Reproduce the listing below exactly, beginning with its first line and ending with the line that holds "265, 149, 176]"; pictures are not part of the copy.

--- start of ITEMS ---

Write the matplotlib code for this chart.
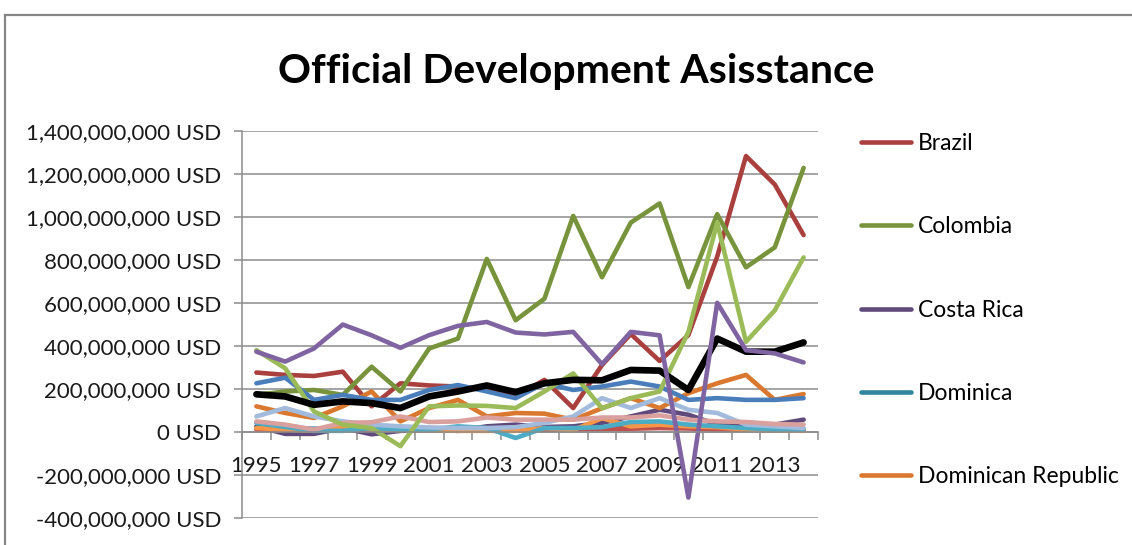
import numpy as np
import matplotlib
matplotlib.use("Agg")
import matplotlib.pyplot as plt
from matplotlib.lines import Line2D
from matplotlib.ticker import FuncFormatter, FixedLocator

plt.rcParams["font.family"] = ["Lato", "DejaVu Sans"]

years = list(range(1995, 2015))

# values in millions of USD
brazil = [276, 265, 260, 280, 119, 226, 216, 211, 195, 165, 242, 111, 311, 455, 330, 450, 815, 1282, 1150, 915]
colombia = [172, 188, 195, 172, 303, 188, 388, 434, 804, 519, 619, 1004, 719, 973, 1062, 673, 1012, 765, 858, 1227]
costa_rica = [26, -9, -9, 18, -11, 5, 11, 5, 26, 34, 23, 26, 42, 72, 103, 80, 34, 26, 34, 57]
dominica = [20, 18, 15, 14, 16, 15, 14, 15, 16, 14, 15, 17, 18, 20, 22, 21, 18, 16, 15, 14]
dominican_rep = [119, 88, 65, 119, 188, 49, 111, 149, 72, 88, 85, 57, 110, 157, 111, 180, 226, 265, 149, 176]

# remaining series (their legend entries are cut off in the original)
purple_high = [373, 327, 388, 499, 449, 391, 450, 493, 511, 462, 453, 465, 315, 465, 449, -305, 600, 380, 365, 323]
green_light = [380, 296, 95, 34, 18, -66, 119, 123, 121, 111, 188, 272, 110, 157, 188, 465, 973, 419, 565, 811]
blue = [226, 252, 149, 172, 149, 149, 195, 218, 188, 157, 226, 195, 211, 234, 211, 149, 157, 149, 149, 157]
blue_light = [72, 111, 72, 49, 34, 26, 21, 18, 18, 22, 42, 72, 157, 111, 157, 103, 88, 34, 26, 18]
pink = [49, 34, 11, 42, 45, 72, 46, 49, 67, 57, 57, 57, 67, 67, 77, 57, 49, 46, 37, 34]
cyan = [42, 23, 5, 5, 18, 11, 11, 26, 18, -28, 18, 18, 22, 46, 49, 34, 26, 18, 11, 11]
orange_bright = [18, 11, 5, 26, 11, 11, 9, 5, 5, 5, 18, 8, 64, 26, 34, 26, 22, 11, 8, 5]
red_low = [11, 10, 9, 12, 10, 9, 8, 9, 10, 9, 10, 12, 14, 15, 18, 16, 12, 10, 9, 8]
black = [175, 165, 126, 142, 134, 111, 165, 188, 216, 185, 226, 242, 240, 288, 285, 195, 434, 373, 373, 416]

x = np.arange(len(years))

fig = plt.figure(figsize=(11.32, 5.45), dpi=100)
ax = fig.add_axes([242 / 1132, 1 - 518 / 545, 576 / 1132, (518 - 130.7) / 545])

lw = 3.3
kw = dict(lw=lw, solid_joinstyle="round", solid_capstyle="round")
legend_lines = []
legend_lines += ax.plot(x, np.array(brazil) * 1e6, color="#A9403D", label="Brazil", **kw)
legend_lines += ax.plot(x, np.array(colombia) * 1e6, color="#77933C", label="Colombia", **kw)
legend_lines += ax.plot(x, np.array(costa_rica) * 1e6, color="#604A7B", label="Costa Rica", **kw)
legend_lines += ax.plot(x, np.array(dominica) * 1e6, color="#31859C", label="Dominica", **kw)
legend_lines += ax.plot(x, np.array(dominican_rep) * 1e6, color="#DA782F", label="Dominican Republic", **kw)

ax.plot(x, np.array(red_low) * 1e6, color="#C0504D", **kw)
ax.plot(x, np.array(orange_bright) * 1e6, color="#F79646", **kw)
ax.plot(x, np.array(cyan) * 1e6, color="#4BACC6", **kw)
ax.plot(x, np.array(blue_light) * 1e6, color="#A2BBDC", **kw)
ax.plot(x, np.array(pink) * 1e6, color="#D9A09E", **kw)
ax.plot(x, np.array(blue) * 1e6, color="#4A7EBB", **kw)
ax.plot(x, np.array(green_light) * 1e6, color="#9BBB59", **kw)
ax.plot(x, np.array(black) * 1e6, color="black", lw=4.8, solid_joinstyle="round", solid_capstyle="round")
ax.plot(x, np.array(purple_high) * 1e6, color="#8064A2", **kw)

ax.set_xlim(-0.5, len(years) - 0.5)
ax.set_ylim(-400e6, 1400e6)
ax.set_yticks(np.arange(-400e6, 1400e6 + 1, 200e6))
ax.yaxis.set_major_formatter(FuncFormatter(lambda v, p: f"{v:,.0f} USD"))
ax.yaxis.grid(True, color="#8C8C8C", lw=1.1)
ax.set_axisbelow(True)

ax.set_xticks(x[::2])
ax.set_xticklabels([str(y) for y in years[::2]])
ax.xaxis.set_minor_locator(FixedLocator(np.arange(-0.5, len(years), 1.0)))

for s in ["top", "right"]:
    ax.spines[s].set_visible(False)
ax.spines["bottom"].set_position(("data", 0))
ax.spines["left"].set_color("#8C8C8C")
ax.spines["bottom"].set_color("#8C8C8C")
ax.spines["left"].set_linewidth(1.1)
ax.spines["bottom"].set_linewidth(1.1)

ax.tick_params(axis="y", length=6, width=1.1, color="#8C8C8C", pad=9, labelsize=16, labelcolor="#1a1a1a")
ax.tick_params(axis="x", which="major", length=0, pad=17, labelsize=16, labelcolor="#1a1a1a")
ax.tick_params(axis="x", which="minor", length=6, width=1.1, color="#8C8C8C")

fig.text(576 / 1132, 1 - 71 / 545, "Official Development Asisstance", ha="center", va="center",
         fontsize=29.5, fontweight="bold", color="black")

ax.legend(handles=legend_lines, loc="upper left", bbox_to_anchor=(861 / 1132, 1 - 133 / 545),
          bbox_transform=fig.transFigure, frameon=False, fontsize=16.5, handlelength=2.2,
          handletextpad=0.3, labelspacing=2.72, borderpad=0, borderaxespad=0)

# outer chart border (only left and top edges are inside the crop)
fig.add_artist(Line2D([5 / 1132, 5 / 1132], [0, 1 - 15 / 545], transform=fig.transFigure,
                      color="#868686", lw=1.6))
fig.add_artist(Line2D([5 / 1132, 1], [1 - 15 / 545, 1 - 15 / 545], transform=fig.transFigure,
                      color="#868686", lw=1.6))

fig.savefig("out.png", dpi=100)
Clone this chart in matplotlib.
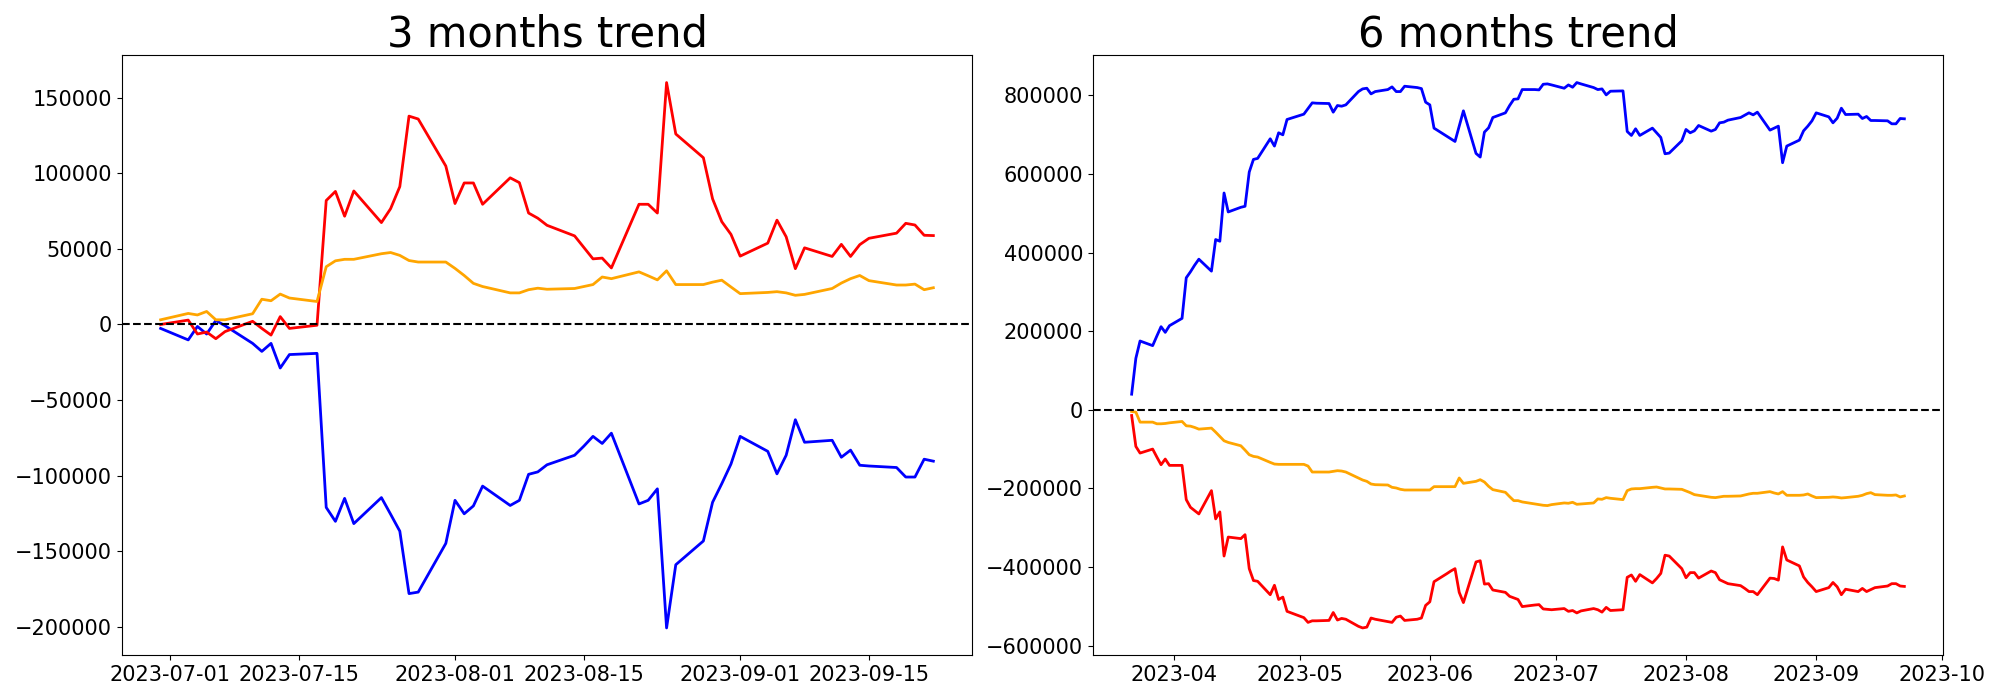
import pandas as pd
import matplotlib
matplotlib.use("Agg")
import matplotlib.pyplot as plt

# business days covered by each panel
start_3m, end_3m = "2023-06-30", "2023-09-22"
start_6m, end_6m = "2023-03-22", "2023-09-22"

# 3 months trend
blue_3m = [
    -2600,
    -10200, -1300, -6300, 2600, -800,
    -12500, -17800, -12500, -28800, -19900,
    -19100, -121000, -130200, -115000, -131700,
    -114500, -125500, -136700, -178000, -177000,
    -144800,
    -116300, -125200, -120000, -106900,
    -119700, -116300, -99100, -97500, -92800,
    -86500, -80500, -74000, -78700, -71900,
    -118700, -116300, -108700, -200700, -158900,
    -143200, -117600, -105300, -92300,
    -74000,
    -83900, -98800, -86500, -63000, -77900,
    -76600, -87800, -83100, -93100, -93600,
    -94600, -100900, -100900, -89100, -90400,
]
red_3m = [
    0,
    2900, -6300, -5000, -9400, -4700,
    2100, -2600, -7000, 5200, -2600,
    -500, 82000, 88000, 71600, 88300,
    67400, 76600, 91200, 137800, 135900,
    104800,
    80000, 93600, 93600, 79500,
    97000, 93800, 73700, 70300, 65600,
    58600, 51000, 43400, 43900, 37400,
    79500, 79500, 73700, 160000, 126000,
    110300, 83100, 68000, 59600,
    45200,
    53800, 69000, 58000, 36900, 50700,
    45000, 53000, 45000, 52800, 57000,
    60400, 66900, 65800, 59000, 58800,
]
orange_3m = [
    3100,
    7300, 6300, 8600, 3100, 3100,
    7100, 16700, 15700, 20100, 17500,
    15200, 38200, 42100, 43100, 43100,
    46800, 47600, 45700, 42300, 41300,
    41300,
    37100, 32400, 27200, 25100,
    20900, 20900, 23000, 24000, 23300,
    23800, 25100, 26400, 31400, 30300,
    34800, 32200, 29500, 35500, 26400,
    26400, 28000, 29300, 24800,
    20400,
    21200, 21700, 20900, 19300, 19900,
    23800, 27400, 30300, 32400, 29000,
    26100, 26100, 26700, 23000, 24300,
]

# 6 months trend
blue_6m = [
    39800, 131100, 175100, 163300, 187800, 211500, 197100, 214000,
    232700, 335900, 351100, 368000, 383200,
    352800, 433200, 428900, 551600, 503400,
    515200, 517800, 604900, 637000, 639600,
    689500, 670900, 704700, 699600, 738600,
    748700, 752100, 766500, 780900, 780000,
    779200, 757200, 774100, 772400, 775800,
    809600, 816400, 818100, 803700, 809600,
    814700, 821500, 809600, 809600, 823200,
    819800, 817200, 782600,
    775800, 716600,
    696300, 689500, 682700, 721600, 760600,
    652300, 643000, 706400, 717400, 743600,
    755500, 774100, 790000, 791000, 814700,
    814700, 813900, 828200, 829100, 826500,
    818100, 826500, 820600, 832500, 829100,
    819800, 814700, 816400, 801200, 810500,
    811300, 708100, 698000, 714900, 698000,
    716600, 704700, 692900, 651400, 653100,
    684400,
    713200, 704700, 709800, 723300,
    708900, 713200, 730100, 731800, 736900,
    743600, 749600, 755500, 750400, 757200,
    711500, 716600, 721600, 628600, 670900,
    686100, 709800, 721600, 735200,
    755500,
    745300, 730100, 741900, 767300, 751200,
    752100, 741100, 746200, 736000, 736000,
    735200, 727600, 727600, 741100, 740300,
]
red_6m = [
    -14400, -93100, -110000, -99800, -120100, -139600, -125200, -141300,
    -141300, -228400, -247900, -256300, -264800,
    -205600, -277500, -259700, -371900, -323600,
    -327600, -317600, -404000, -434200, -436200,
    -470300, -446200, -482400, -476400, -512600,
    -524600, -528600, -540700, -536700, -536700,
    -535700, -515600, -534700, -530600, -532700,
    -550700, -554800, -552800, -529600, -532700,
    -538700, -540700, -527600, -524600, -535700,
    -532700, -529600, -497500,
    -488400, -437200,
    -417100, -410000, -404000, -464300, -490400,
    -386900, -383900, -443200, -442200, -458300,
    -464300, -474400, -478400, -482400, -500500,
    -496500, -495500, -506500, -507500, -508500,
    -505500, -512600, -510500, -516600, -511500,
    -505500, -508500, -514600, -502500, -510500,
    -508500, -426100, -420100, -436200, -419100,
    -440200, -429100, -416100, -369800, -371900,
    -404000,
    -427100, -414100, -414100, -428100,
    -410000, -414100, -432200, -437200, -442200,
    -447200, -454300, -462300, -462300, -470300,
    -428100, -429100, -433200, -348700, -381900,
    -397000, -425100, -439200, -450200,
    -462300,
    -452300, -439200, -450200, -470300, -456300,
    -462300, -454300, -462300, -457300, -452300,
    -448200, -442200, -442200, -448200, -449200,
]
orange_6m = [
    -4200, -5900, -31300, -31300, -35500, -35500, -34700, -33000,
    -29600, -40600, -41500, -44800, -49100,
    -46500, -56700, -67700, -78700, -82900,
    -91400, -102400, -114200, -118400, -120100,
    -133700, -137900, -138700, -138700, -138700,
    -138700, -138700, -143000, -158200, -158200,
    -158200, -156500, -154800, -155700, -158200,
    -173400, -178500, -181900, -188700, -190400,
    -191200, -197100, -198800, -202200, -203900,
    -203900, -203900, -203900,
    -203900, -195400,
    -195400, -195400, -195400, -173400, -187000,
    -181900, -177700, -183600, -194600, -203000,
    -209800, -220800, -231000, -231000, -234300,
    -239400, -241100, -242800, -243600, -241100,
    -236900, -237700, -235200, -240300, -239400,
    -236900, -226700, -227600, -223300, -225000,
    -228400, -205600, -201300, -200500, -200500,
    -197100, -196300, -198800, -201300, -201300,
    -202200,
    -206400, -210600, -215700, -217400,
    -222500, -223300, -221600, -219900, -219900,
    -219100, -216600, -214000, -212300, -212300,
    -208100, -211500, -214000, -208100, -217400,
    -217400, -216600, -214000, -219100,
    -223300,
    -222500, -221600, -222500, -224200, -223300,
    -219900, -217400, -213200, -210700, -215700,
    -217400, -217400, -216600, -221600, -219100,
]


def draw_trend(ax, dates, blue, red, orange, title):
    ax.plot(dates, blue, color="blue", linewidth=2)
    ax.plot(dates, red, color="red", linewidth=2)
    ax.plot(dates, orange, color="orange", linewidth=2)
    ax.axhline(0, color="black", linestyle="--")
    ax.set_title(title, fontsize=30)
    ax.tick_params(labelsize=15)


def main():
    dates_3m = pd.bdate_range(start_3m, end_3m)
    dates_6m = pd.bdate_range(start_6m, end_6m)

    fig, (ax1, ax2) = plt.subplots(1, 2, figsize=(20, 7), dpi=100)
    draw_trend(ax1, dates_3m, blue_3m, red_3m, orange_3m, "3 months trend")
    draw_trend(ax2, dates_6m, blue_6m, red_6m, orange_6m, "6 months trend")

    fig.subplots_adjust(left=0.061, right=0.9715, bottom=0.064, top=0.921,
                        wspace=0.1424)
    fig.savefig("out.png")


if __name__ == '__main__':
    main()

--- end of ITEMS ---

| EXPECTED ANSWER |
Write the matplotlib code for this chart.
import numpy as np
import matplotlib
matplotlib.use("Agg")
import matplotlib.pyplot as plt
from matplotlib.lines import Line2D
from matplotlib.ticker import FuncFormatter, FixedLocator

plt.rcParams["font.family"] = ["Lato", "DejaVu Sans"]

years = list(range(1995, 2015))

# values in millions of USD
brazil = [276, 265, 260, 280, 119, 226, 216, 211, 195, 165, 242, 111, 311, 455, 330, 450, 815, 1282, 1150, 915]
colombia = [172, 188, 195, 172, 303, 188, 388, 434, 804, 519, 619, 1004, 719, 973, 1062, 673, 1012, 765, 858, 1227]
costa_rica = [26, -9, -9, 18, -11, 5, 11, 5, 26, 34, 23, 26, 42, 72, 103, 80, 34, 26, 34, 57]
dominica = [20, 18, 15, 14, 16, 15, 14, 15, 16, 14, 15, 17, 18, 20, 22, 21, 18, 16, 15, 14]
dominican_rep = [119, 88, 65, 119, 188, 49, 111, 149, 72, 88, 85, 57, 110, 157, 111, 180, 226, 265, 149, 176]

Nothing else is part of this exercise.